40 % de chômage chez les jeunes de certaines cités

Outre ces chantiers, peu de réponses ont été données aux problèmes de transport ou d’emploi dans ces quartiers. Dans la ville, près d’un quart de la population est au chômage. En moyenne, un tiers des moins de 24 ans n’a pas d’emploi, le taux de chômage des jeunes atteint 40 % dans certaines cités. Pourtant, il n'existe pas d’agence Pôle emploi dans la ville. Pour cela, il faut se rendre jusqu’à la ville voisine du Raincy.

Sur la question de l’éducation aussi de gros progrès restent à faire, aux yeux d’Olivier Klein. "Il devrait y avoir une politique incitative pour que les enseignants restent dans les établissements de la ville. Les profs s’en vont au bout de quatre ans, et leurs projets aussi", déplore l’élu. "Dans l’un des collèges de la ville, le principal, le conseiller principal d’éducation et 25 professeurs sont partis cette année. Comment voulez-vous que des projets à long terme soient menés ?", s’interroge-t-il. À cela s’ajoute un désengagement de l’État en matière d’accompagnement éducatif. La municipalité, qui s’occupait d’organiser et de financer l’aide scolaire, s’est vu déchargée de cette mission il y a deux ans. L’éducation nationale a pris le relais. "Aujourd’hui, les horaires d’accompagnement éducatif se restreignent, les effectifs augmentent… On nous dit qu’il n’y a plus de crédit.
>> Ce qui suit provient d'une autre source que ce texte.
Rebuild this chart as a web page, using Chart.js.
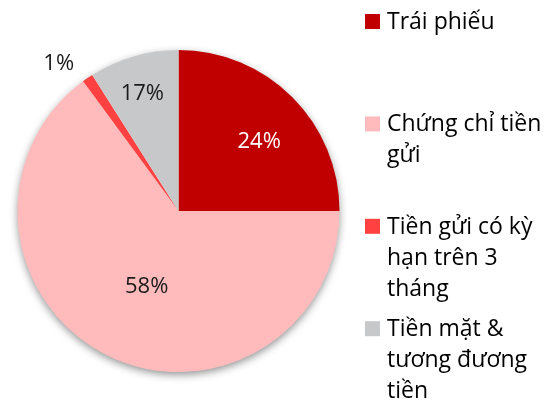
<!DOCTYPE html>
<html>
<head>
<meta charset="utf-8">
<script src="https://cdn.jsdelivr.net/npm/chart.js@4.4.1/dist/chart.umd.min.js"></script>
<style>
  html, body { margin: 0; padding: 0; background: #ffffff; }
  #wrap { position: relative; width: 556px; height: 404px; }
</style>
</head>
<body>
<div id="wrap"><canvas id="c" width="556" height="404"></canvas></div>
<script>
// ---- data ----
const categories = [
  'Trái phiếu',
  'Chứng chỉ tiền gửi',
  'Tiền gửi có kỳ hạn trên 3 tháng',
  'Tiền mặt & tương đương tiền'
];
// slice sizes as drawn in the picture (percent of the circle)
const sliceShares = [25.0, 64.9, 1.1, 9.0];
// data labels as printed on the picture
const shareLabels = ['24%', '58%', '1%', '17%'];
const sliceColors = ['#C00000', '#FFBBBB', '#FF4141', '#C7C8CA'];
const labelColors = ['#FFFFFF', '#1A1A1A', '#1A1A1A', '#1A1A1A'];

const FONT = '"Open Sans", "Noto Sans", sans-serif';

// soft shadow under the pie
const pieShadow = {
  id: 'pieShadow',
  beforeDatasetsDraw(chart) {
    const arc = chart.getDatasetMeta(0).data[0];
    if (!arc) return;
    const ctx = chart.ctx;
    ctx.save();
    ctx.shadowColor = 'rgba(0,0,0,0.45)';
    ctx.shadowBlur = 9;
    ctx.shadowOffsetX = 0;
    ctx.shadowOffsetY = 3;
    ctx.beginPath();
    ctx.arc(arc.x, arc.y, arc.outerRadius - 0.5, 0, Math.PI * 2);
    ctx.fillStyle = '#ffffff';
    ctx.fill();
    ctx.restore();
  }
};

// data labels
const sliceLabels = {
  id: 'sliceLabels',
  afterDatasetsDraw(chart, args, opts) {
    const ctx = chart.ctx;
    const meta = chart.getDatasetMeta(0);
    ctx.save();
    ctx.font = opts.font;
    ctx.textAlign = 'center';
    ctx.textBaseline = 'middle';
    meta.data.forEach((arc, i) => {
      const p = opts.place[i];
      const mid = (arc.startAngle + arc.endAngle) / 2 + p.shift * Math.PI / 180;
      const r = arc.outerRadius * p.r;
      ctx.fillStyle = labelColors[i];
      ctx.fillText(shareLabels[i], arc.x + r * Math.cos(mid), arc.y + r * Math.sin(mid));
    });
    ctx.restore();
  }
};

// wrapped legend on the right
const sideLegend = {
  id: 'sideLegend',
  afterDraw(chart, args, opts) {
    const ctx = chart.ctx;
    const ds = chart.data.datasets[0];
    ctx.save();
    ctx.font = opts.font;
    ctx.textAlign = 'left';
    ctx.textBaseline = 'alphabetic';
    chart.data.labels.forEach((name, i) => {
      const base = opts.firstBaseline + i * opts.step;
      ctx.fillStyle = ds.backgroundColor[i];
      ctx.fillRect(opts.boxX, base - 15, 15, 15);
      ctx.fillStyle = '#000000';
      const words = name.split(' ');
      const lines = [];
      let cur = '';
      words.forEach(w => {
        const t = cur ? cur + ' ' + w : w;
        if (ctx.measureText(t).width > opts.maxWidth && cur) { lines.push(cur); cur = w; }
        else cur = t;
      });
      if (cur) lines.push(cur);
      lines.forEach((ln, k) => ctx.fillText(ln, opts.textX, base + k * opts.lineHeight));
    });
    ctx.restore();
  }
};

new Chart(document.getElementById('c'), {
  type: 'pie',
  data: {
    labels: categories,
    datasets: [{
      data: sliceShares,
      backgroundColor: sliceColors,
      borderWidth: 0,
      hoverOffset: 0
    }]
  },
  options: {
    responsive: false,
    animation: false,
    events: [],
    layout: { padding: { left: 17, right: 216, top: 50, bottom: 32 } },
    plugins: {
      legend: { display: false },
      tooltip: { enabled: false },
      sliceLabels: {
        font: '22px ' + FONT,
        place: [
          { r: 0.66, shift: 4.4 },
          { r: 0.51, shift: -4 },
          { r: 1.18, shift: -4.7 },
          { r: 0.76, shift: -1 }
        ]
      },
      sideLegend: {
        font: '23px ' + FONT,
        boxX: 365, textX: 387, firstBaseline: 29, step: 102.4,
        lineHeight: 31, maxWidth: 162
      }
    }
  },
  plugins: [pieShadow, sliceLabels, sideLegend]
});
</script>
</body>
</html>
Le recteur n’a pas pris la mesure du nombre d’enfants à accueillir, je l’avais pourtant prévenu", affirme Olivier Klein, amer.

Malgré ce constat, l'élu note quelques évolutions : la construction du commissariat, attendu depuis 30 ans, et la mise en place d’une ligne de bus reliant la ville à l’aéroport de Roissy, où travaillent de nombreux habitants. "Mais le chantier reste gigantesque pour véritablement désenclaver Clichy-sous-Bois", poursuit l’adjoint. Atteindre la capitale, située à moins de 12 kilomètres à vol d’oiseau, relève du parcours du combattant. En 2015, l’arrivée du tramway devrait faciliter l’accès à Paris et aux municipalités voisines. Une branche du futur réseau de métro du Grand Paris est également envisagée. Mais pas avant 2025, si le projet se concrétise.

De petits pas timides et insuffisants. "La poudrière existe toujours", prévient Olivier Klein. "On travaille tous les jours à ce que le calme soit le plus durable possible. Mais nous restons inquiets".